In Britain, Nigel Farage’s hard-right Reform UK is also topping polls amid broad public dissatisfaction with Prime Minister Keir Starmer’s Labour government.
While POLITICO’s Poll of Polls shows that Germany’s conservative Christian Democrats maintain a slight lead over the AfD in an aggregation of voter surveys, the far-right party has climbed since snagging almost 21 percent of the vote in February’s federal election, its best-ever result. The AfD is now the largest opposition party in Germany’s Bundestag.

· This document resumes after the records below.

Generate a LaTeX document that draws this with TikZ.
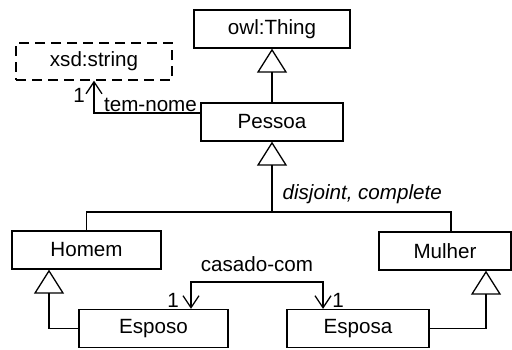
\documentclass[tikz,border=0pt]{standalone}
\usepackage{fontspec}
\setmainfont{Liberation Sans}
\usetikzlibrary{arrows.meta,positioning}

\begin{document}
\begin{tikzpicture}[x=0.5pt,y=-0.5pt,
    font=\fontsize{10.3}{12}\selectfont,
    line width=0.65pt,
    cls/.style={draw, minimum height=19pt, inner sep=0pt},
    gen/.style={-{Triangle[open,length=12pt,width=15pt]}},
    assoc/.style={-{Straight Barb[length=6pt,width=8pt]}},
    mult/.style={inner sep=0pt}]
  \useasboundingbox (0,0) rectangle (512,349);
  % Classes
  \foreach \n/\t/\x/\y/\w in {
        owl/owl:Thing/272/29/78pt,
        pessoa/Pessoa/272/122/71pt,
        homem/Homem/86.5/250/74.5pt,
        mulher/Mulher/445/251/66pt,
        esposo/Esposo/153.5/328.5/74.5pt,
        esposa/Esposa/358/328.5/71pt
  } {
      \node[cls, minimum width=\w] (\n) at (\x,\y) {\t};
  }
  % Datatype
  \node[cls, dashed, dash pattern=on 5pt off 3pt, minimum width=78pt, minimum height=18.5pt] (xsd) at (94,61.5) {xsd:string};
  % Subclass of owl:Thing
  \draw[gen] (pessoa) -- (owl);
  % Generalization set of Pessoa
  \coordinate (split) at (272,212);
  \draw[gen] (split) -- (pessoa);
  \draw (homem.north) |- (split) -| ([xshift=3pt]mulher.north);
  \node[mult, anchor=base west] (gset) at (282,199) {\itshape disjoint, complete};
  % Esposo and Esposa
  \draw[gen] (esposo.west) -| ([xshift=-18.75pt]homem.south);
  \draw[gen] (esposa.east) -| ([xshift=20.5pt]mulher.south);
  % casado-com
  \coordinate (casado) at (257,282);
  \draw[assoc] (casado) -| ([xshift=18.75pt]esposo.north);
  \draw[assoc] (casado) -| ([xshift=-17.5pt]esposa.north);
  \node[mult, above=5pt of casado] (casadolbl) {casado-com};
  \node[mult] (m1) at (173,300) {1};
  \node[mult] (m2) at (338,300) {1};
  % tem-nome
  \draw[assoc] ([yshift=4.5pt]pessoa.west) -| (xsd.south);
  \node[mult, anchor=south] (temnome) at (150.5,112) {tem-nome};
  \node[mult] (m3) at (79,95) {1};
\end{tikzpicture}
\end{document}
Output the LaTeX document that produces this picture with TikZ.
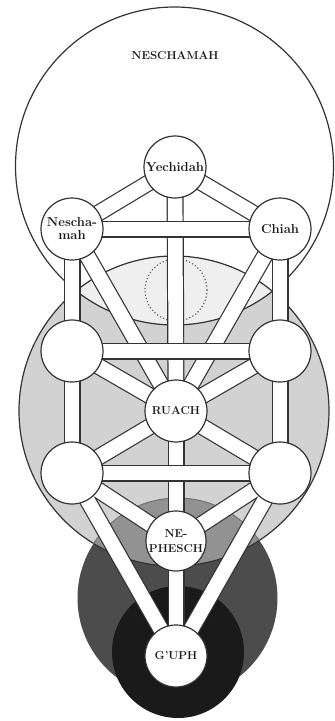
\documentclass[tikz,border=0pt]{standalone}
\usepackage{fontspec}
\definecolor{ringgray}{HTML}{D2D2D2}
\definecolor{lensone}{HTML}{EFEFEF}
\definecolor{lenstwo}{HTML}{929292}
\definecolor{darkring}{HTML}{4C4C4C}
\definecolor{blackring}{HTML}{1A1A1A}
\definecolor{ink}{HTML}{333333}
\begin{document}
\begin{tikzpicture}[x=1pt,y=-1pt,
  ol/.style={draw=ink, line width=1.2pt},
  barout/.style={draw=ink, line width=17pt},
  barin/.style={draw=white, line width=14.6pt},
  sephira/.style={circle, draw=ink, line width=1.2pt, fill=white, minimum size=62pt,
    inner sep=0pt, align=center, text=black!90},
  lowname/.style={font=\bfseries\fontsize{13}{13}\selectfont},
  capname/.style={font=\bfseries\fontsize{11.5}{15.5}\selectfont},
  daath/.style={draw=black!60, line width=1.2pt, dash pattern=on 1.2pt off 2.2pt}]
\useasboundingbox (0,0) rectangle (335,721);
% spheres of the soul
\fill[white] (174.5,166) circle (159pt);
\fill[ringgray] (174,411) circle (155pt);
\begin{scope}
  \clip (174.5,166) circle (159pt);
  \fill[lensone] (174,411) circle (155pt);
\end{scope}
\fill[darkring] (177.5,598) circle (100pt);
\begin{scope}
  \clip (174,411) circle (155pt);
  \fill[lenstwo] (177.5,598) circle (100pt);
\end{scope}
\fill[blackring] (178,652) circle (66pt);
\draw[ol] (174.5,166) circle (159pt);
\draw[ol] (174,411) circle (155pt);
\begin{scope}
  \clip (174,411) circle (155pt);
  \draw[draw=black!55, line width=1pt] (177.5,598) circle (100pt);
\end{scope}
\draw[daath] (176,290) circle (31pt);
% positions of the sephiroth
\coordinate (Y)  at (175,167);
\coordinate (Nm) at (72,229);
\coordinate (Ch) at (280,229);
\coordinate (L1) at (72,351);
\coordinate (R1) at (280,351);
\coordinate (Ru) at (176,411);
\coordinate (L2) at (72,473);
\coordinate (R2) at (280,473);
\coordinate (Ne) at (176,541);
\coordinate (G)  at (176,656);
% paths
\foreach \a/\b in {Y/Nm,Y/Ch,Y/Ru,Nm/L1,Ch/R1,Nm/Ru,Ch/Ru,L1/Ru,R1/Ru,L1/L2,R1/R2,Ru/L2,Ru/R2,Ru/Ne,L2/Ne,R2/Ne,L2/G,R2/G,Ne/G}
  \draw[barout] (\a) -- (\b);
\foreach \a/\b in {Y/Nm,Y/Ch,Y/Ru,Nm/L1,Ch/R1,Nm/Ru,Ch/Ru,L1/Ru,R1/Ru,L1/L2,R1/R2,Ru/L2,Ru/R2,Ru/Ne,L2/Ne,R2/Ne,L2/G,R2/G,Ne/G}
  \draw[barin] (\a) -- (\b);
\foreach \a/\b in {Nm/Ch,L1/R1,L2/R2}{
  \draw[barout] (\a) -- (\b);
  \draw[barin] (\a) -- (\b);
}
% sephiroth
\node[sephira, lowname] (nY)  at (Y)  {Yechidah};
\node[sephira, lowname] (nNm) at (Nm) {Nescha-\\mah};
\node[sephira, lowname] (nCh) at (Ch) {Chiah};
\node[sephira] (nL1) at (L1) {};
\node[sephira] (nR1) at (R1) {};
\node[sephira, capname] (nRu) at (Ru) {RUACH};
\node[sephira] (nL2) at (L2) {};
\node[sephira] (nR2) at (R2) {};
\node[sephira, capname, minimum size=60pt] (nNe) at (Ne) {NE-\\PHESCH};
\node[sephira, capname] (nG) at (G) {G'UPH};
\node[capname, text=black!90] (title) at (175,56) {NESCHAMAH};
\end{tikzpicture}
\end{document}
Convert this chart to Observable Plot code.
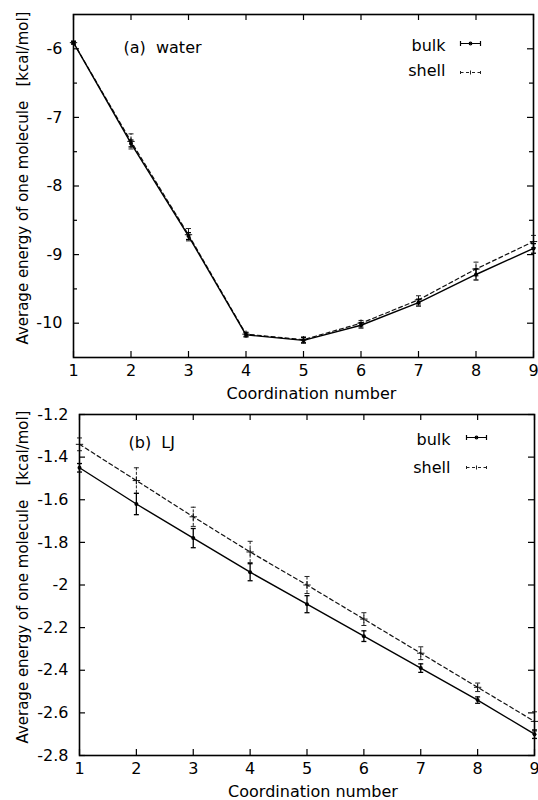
<!DOCTYPE html>
<html><head><meta charset="utf-8">
<script src="https://cdn.jsdelivr.net/npm/d3@7"></script>
<script src="https://cdn.jsdelivr.net/npm/@observablehq/plot@0.6"></script>
<style>
body{margin:0;background:#fff;width:538px;height:800px;overflow:hidden;position:relative}
#a,#b{position:absolute;left:0}
#a{top:0}
#b{top:405px}
.ytitle{position:absolute;width:400px;height:20px;line-height:20px;text-align:center;white-space:pre;
  font-family:'DejaVu Sans',sans-serif;font-size:15px;color:#000;transform:rotate(-90deg);transform-origin:50% 50%}
</style></head><body><div id="a"></div><div id="b"></div>
<div class="ytitle" id="ta" style="left:-177px;top:168px"></div>
<div class="ytitle" id="tb" style="left:-177px;top:567px"></div>
<script>
// ---- data ----
const coord = [1, 2, 3, 4, 5, 6, 7, 8, 9];
const waterBulk = [-5.91, -7.38, -8.73, -10.17, -10.25, -10.03, -9.70, -9.29, -8.91];
const waterBulkErr = [0.02, 0.05, 0.05, 0.03, 0.04, 0.04, 0.05, 0.08, 0.07];
const waterShell = [-5.91, -7.35, -8.71, -10.16, -10.24, -10.00, -9.66, -9.21, -8.81];
const waterShellErr = [0.02, 0.11, 0.09, 0.03, 0.04, 0.04, 0.06, 0.10, 0.09];
const ljBulk = [-1.45, -1.62, -1.78, -1.94, -2.09, -2.24, -2.39, -2.54, -2.70];
const ljBulkErr = [0.02, 0.05, 0.045, 0.04, 0.04, 0.025, 0.02, 0.015, 0.02];
const ljShell = [-1.34, -1.51, -1.68, -1.845, -2.00, -2.16, -2.32, -2.48, -2.64];
const ljShellErr = [0.03, 0.06, 0.045, 0.05, 0.04, 0.03, 0.03, 0.02, 0.045];
const xTicks = [1, 2, 3, 4, 5, 6, 7, 8, 9];
const waterYTicks = [-6, -7, -8, -9, -10];
const waterYMinor = [-6.5, -7.5, -8.5, -9.5];
const ljYTicks = [-1.2, -1.4, -1.6, -1.8, -2, -2.2, -2.4, -2.6, -2.8];
const seriesNames = ["bulk", "shell"];
const xTitle = "Coordination number";
const yTitle = "Average energy of one molecule   [kcal/mol]";

document.getElementById("ta").textContent = yTitle;
document.getElementById("tb").textContent = yTitle;

function rows(vals, errs) {
  return coord.map((c, i) => ({x: c, y: vals[i], lo: vals[i] - errs[i], hi: vals[i] + errs[i]}));
}

const capSym = {draw(ctx) { ctx.moveTo(-2.5, 0); ctx.lineTo(2.5, 0); }};
const bulkSampleSym = {draw(ctx) {
  ctx.moveTo(-10, 0); ctx.lineTo(10, 0);
  ctx.moveTo(-10, -2.5); ctx.lineTo(-10, 2.5);
  ctx.moveTo(10, -2.5); ctx.lineTo(10, 2.5);
  ctx.moveTo(1.3, 0); ctx.arc(0, 0, 1.3, 0, 2 * Math.PI);
}};
const shellSampleSym = {draw(ctx) {
  ctx.moveTo(-10, 0); ctx.lineTo(-7, 0);
  ctx.moveTo(-4.5, 0); ctx.lineTo(-1.5, 0);
  ctx.moveTo(1.5, 0); ctx.lineTo(4.5, 0);
  ctx.moveTo(7, 0); ctx.lineTo(10, 0);
  ctx.moveTo(0, -2); ctx.lineTo(0, 2);
  ctx.moveTo(-10, -1.5); ctx.lineTo(-10, 1.5);
  ctx.moveTo(10, -1.5); ctx.lineTo(10, 1.5);
}};

function panel(o) {
  const innerW = 538 - o.ml - o.mr;
  const innerH = o.height - o.mt - o.mb;
  const bulk = rows(o.bulk, o.bulkErr);
  const shell = rows(o.shell, o.shellErr);
  const marks = [
    // inward ticks
    Plot.tickX(xTicks, {x: d => d, insetTop: innerH - 6, strokeWidth: 1.2}),
    Plot.tickX(xTicks, {x: d => d, insetBottom: innerH - 6, strokeWidth: 1.2}),
    Plot.tickY(o.yTicks, {y: d => d, insetRight: innerW - 6, strokeWidth: 1.2}),
    Plot.tickY(o.yTicks, {y: d => d, insetLeft: innerW - 6, strokeWidth: 1.2}),
    Plot.tickY(o.yMinor, {y: d => d, insetRight: innerW - 4, strokeWidth: 1.2}),
    Plot.tickY(o.yMinor, {y: d => d, insetLeft: innerW - 4, strokeWidth: 1.2}),
    Plot.axisX({ticks: xTicks, tickSize: 0, tickPadding: 7, tickFormat: d => String(d), label: null, fontSize: 16}),
    Plot.axisY({ticks: o.yTicks, tickSize: 0, tickPadding: 11, tickFormat: d => String(d), label: null, fontSize: 16}),
    // shell
    Plot.line(shell, {x: "x", y: "y", stroke: "#111", strokeWidth: 1.2, strokeDasharray: "4,3"}),
    Plot.ruleX(shell, {x: "x", y1: "lo", y2: "hi", stroke: "#222", strokeWidth: 1, strokeDasharray: "3,1.5"}),
    Plot.dot(shell, {x: "x", y: "lo", symbol: capSym, r: 3, stroke: "#222", strokeWidth: 1}),
    Plot.dot(shell, {x: "x", y: "hi", symbol: capSym, r: 3, stroke: "#222", strokeWidth: 1}),
    Plot.dot(shell, {x: "x", y: "y", symbol: "plus", r: 2.5, stroke: "#111", strokeWidth: 1}),
    // bulk
    Plot.line(bulk, {x: "x", y: "y", stroke: "#000", strokeWidth: 1.4}),
    Plot.ruleX(bulk, {x: "x", y1: "lo", y2: "hi", stroke: "#000", strokeWidth: 1.3}),
    Plot.dot(bulk, {x: "x", y: "lo", symbol: capSym, r: 3, stroke: "#000", strokeWidth: 1.3}),
    Plot.dot(bulk, {x: "x", y: "hi", symbol: capSym, r: 3, stroke: "#000", strokeWidth: 1.3}),
    Plot.dot(bulk, {x: "x", y: "y", r: 2, fill: "#000"}),
    Plot.frame({stroke: "#000", strokeWidth: 1.6}),
    // panel tag
    Plot.text([o.tag], {text: d => d, frameAnchor: "top-left", dx: o.tagDx, dy: o.tagDy, textAnchor: "start", lineAnchor: "middle", fontSize: 16}),
    // legend
    Plot.text([seriesNames[0]], {text: d => d, frameAnchor: "top-right", dx: o.legDx, dy: o.legDy[0], textAnchor: "end", lineAnchor: "middle", fontSize: 16}),
    Plot.text([seriesNames[1]], {text: d => d, frameAnchor: "top-right", dx: o.legDx, dy: o.legDy[1], textAnchor: "end", lineAnchor: "middle", fontSize: 16}),
    Plot.dot([seriesNames[0]], {frameAnchor: "top-right", dx: o.sampDx, dy: o.sampDy[0], symbol: bulkSampleSym, r: 3, stroke: "#000", strokeWidth: 1.2}),
    Plot.dot([seriesNames[1]], {frameAnchor: "top-right", dx: o.sampDx, dy: o.sampDy[1], symbol: shellSampleSym, r: 3, stroke: "#222", strokeWidth: 1}),
    // x title
    Plot.text([xTitle], {text: d => d, frameAnchor: "bottom", dx: o.xtDx, dy: 30, lineAnchor: "top", fontSize: 16})
  ];
  return Plot.plot({
    width: 538, height: o.height,
    marginTop: o.mt, marginBottom: o.mb, marginLeft: o.ml, marginRight: o.mr,
    x: {domain: [1, 9]},
    y: {domain: o.yDomain},
    style: {fontFamily: "'DejaVu Sans', sans-serif", fontSize: "16px", color: "#000", background: "transparent", overflow: "visible"},
    marks
  });
}

document.getElementById("a").append(panel({
  height: 405, mt: 14, mb: 48, ml: 73, mr: 5,
  bulk: waterBulk, bulkErr: waterBulkErr, shell: waterShell, shellErr: waterShellErr,
  yDomain: [-10.5, -5.5], yTicks: waterYTicks, yMinor: waterYMinor,
  tag: "(a)\u00A0 water", tagDx: 50, tagDy: 33,
  legDx: -88, legDy: [31, 56], sampDx: -63, sampDy: [29, 58],
  xtDx: 8
}));
document.getElementById("b").append(panel({
  height: 395, mt: 9, mb: 45, ml: 79, mr: 4,
  bulk: ljBulk, bulkErr: ljBulkErr, shell: ljShell, shellErr: ljShellErr,
  yDomain: [-2.8, -1.2], yTicks: ljYTicks, yMinor: [],
  tag: "(b)\u00A0 LJ", tagDx: 49, tagDy: 28,
  legDx: -84, legDy: [25, 53], sampDx: -58, sampDy: [23, 53],
  xtDx: 6
}));
</script>
</body></html>
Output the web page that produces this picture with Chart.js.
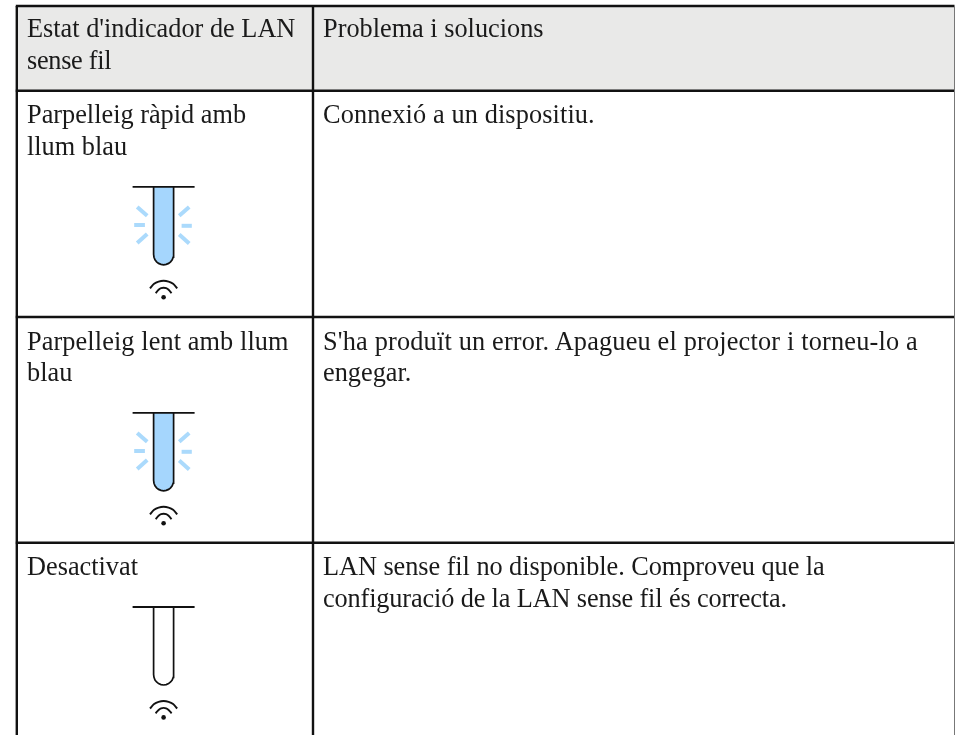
<!DOCTYPE html>
<html>
<head>
<meta charset="utf-8">
<style>
  html, body { margin: 0; padding: 0; background: #fff; }
  #wrap { width: 955px; height: 735px; }
</style>
<script src="https://cdn.jsdelivr.net/npm/chart.js@4/dist/chart.umd.min.js"></script>
</head>
<body>
<div id="wrap"><canvas id="chart"></canvas></div>
<script>
// table rules (page pixels)
const columnRules = [16.8, 313];
const rowRules = [6, 90.7, 317, 542.7];
const headerCells = ["Estat d'indicador de LAN\nsense fil", 'Problema i solucions'];
const stateCells = [
  'Parpelleig ràpid amb\nllum blau',
  'Parpelleig lent amb llum\nblau',
  'Desactivat'
];
const solutionCells = [
  'Connexió a un dispositiu.',
  "S'ha produït un error. Apagueu el projector i torneu-lo a\nengegar.",
  'LAN sense fil no disponible. Comproveu que la\nconfiguració de la LAN sense fil és correcta.'
];
const tableRight = 954.5;
const tableBottom = 735;

// indicator lamp, offsets from the top centre of the tube
const lampTops = [186.8, 412.8, 607];
const lampLit = [true, true, false];
const lampCentre = 163.6;
const capX = [-31, 31];
const tubeX = [-10, -10, -9.6, -8.6, -7, -5, -2.6, 0, 2.6, 5, 7, 8.6, 9.6, 10, 10];
const tubeY = [0, 67.5, 70.4, 73, 75, 76.6, 77.6, 78, 77.6, 76.6, 75, 73, 70.4, 67.5, 0];
const rays = [
  [[-26.4, 20.3], [-16.4, 29]], [[-29.4, 38.2], [-18.7, 38.2]], [[-26.4, 56.3], [-16.4, 47.3]],
  [[25.6, 20.3], [15.6, 29]], [[28.2, 39], [18, 39]], [[25.6, 56.8], [15.6, 47.8]]
];
// wifi symbol, offsets from the lamp top
const wifiArcs = [
  [[-13.6, 101.5], [-9.5, 97], [-5, 94.8], [0, 94], [5, 94.8], [9.5, 97], [13.6, 101.5]],
  [[-8, 106.3], [-5, 103], [-2.5, 101.4], [0, 100.9], [2.5, 101.4], [5, 103], [8, 106.3]]
];
const wifiDotY = 110.4;

const black = '#111111';
const lampBlue = '#a5d6fd';
const rayBlue = '#abdafc';
const headerFill = '#e9e9e8';

// the source face is a bit narrower or wider than Liberation Serif on some lines
const lineTracking = {
  'Connexió a un dispositiu.': '0.12px',
  "S'ha produït un error. Apagueu el projector i torneu-lo a": '0.18px',
  'LAN sense fil no disponible. Comproveu que la': '-0.05px',
  'configuració de la LAN sense fil és correcta.': '-0.14px',
  'sense fil': '-0.3px',
  'Parpelleig lent amb llum': '0.1px'
};

const toXY = (xs, ys) => xs.map((x, i) => ({ x, y: ys[i] }));
const line = (data, extra) => Object.assign({
  type: 'line', data, borderColor: black, borderWidth: 2, pointRadius: 0, tension: 0
}, extra);

const datasets = [];
// header band
datasets.push(line(toXY([columnRules[0], tableRight], [rowRules[1], rowRules[1]]), {
  borderWidth: 0, fill: { value: rowRules[0] }, backgroundColor: headerFill
}));
lampTops.forEach((top, n) => {
  const tube = toXY(tubeX.map(v => lampCentre + v), tubeY.map(v => top + v));
  datasets.push(line(tube, {
    borderWidth: 1.7,
    fill: lampLit[n] ? { value: top } : false,
    backgroundColor: lampBlue
  }));
  datasets.push(line(toXY(capX.map(v => lampCentre + v), [top, top]), { borderWidth: 1.8 }));
  if (lampLit[n]) {
    rays.forEach(r => datasets.push(line(r.map(p => ({ x: lampCentre + p[0], y: top + p[1] })), {
      borderColor: rayBlue, borderWidth: 4
    })));
  }
  wifiArcs.forEach(a => datasets.push(line(a.map(p => ({ x: lampCentre + p[0], y: top + p[1] })), {
    borderWidth: 1.9, tension: 0.3
  })));
  datasets.push(line([{ x: lampCentre, y: top + wifiDotY }], {
    pointRadius: 2.3, pointBackgroundColor: black, pointBorderWidth: 0, showLine: false
  }));
});
// rules on top of the fills
rowRules.forEach(y => datasets.push(line(toXY([columnRules[0] - 1, tableRight], [y, y]), { borderWidth: 2.6 })));
columnRules.forEach(x => datasets.push(line(toXY([x, x], [rowRules[0], tableBottom]), { borderWidth: 2.4 })));
datasets.push(line(toXY([tableRight, tableRight], [rowRules[0], tableBottom]), { borderWidth: 1, borderColor: '#777777' }));
// chart.js paints the first dataset last, so flip to keep the band underneath
datasets.reverse();

// cell text is written through the same scales as the rules
const cellText = {
  id: 'cellText',
  afterDatasetsDraw(chart) {
    const { ctx, scales: { x, y } } = chart;
    const put = (str, left, top) => str.split('\n').forEach((s, i) => {
      ctx.letterSpacing = lineTracking[s] || '0px';
      ctx.fillText(s, x.getPixelForValue(left), y.getPixelForValue(top + i * 31.5));
    });
    ctx.save();
    ctx.font = '26.3px "Liberation Serif"';
    ctx.fillStyle = '#1a1a1a';
    ctx.textBaseline = 'alphabetic';
    ctx.fontKerning = 'normal';
    put(headerCells[0], 27, 37);
    put(headerCells[1], 323, 37);
    stateCells.forEach((s, i) => put(s, 27, rowRules[i + 1] + 32.5));
    solutionCells.forEach((s, i) => put(s, 323, rowRules[i + 1] + 32.5));
    ctx.restore();
  }
};

new Chart(document.getElementById('chart'), {
  type: 'line',
  data: { datasets },
  plugins: [cellText],
  options: {
    responsive: true,
    maintainAspectRatio: false,
    animation: false,
    layout: { padding: 0, autoPadding: false },
    plugins: { legend: { display: false }, title: { display: false }, tooltip: { enabled: false } },
    scales: {
      x: { type: 'linear', min: 0, max: 955, display: false },
      y: { type: 'linear', min: 0, max: 735, reverse: true, display: false }
    }
  }
});
</script>
</body>
</html>
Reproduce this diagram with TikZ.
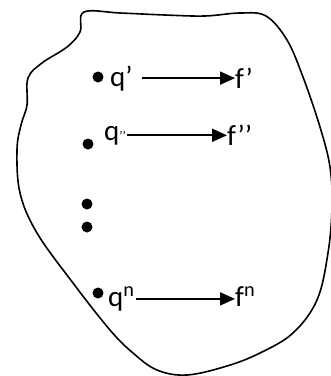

The AfD was initially founded as a single-issue party more than a decade ago by a group of economics professors who, in the midst of Europe’s debt crisis, opposed the euro and financial help for debt-ridden countries. It regularly scored single-digit results in federal and state elections in its early years.
Now led by the openly radical Alice Weidel, a former economist, the AfD currently pushes a hard-line anti-migrant and right-wing populist positions. Some mainstream politicians argue the party is so extreme that it ought to be banned under provisions of the German constitution designed to prevent a repeat of the country’s Nazi past.
Forsa’s poll also indicated that, as Merz focuses on foreign policy issues like the war in Ukraine and Europe’s relationship with the U.S. under President Donald Trump, he’s in growing political trouble at home. A majority of Germans are dissatisfied with Merz’s chancellorship, with 67 percent saying they are “not happy” with his performance after 100 days in office, according to the survey.
The next German federal election will be held in 2029.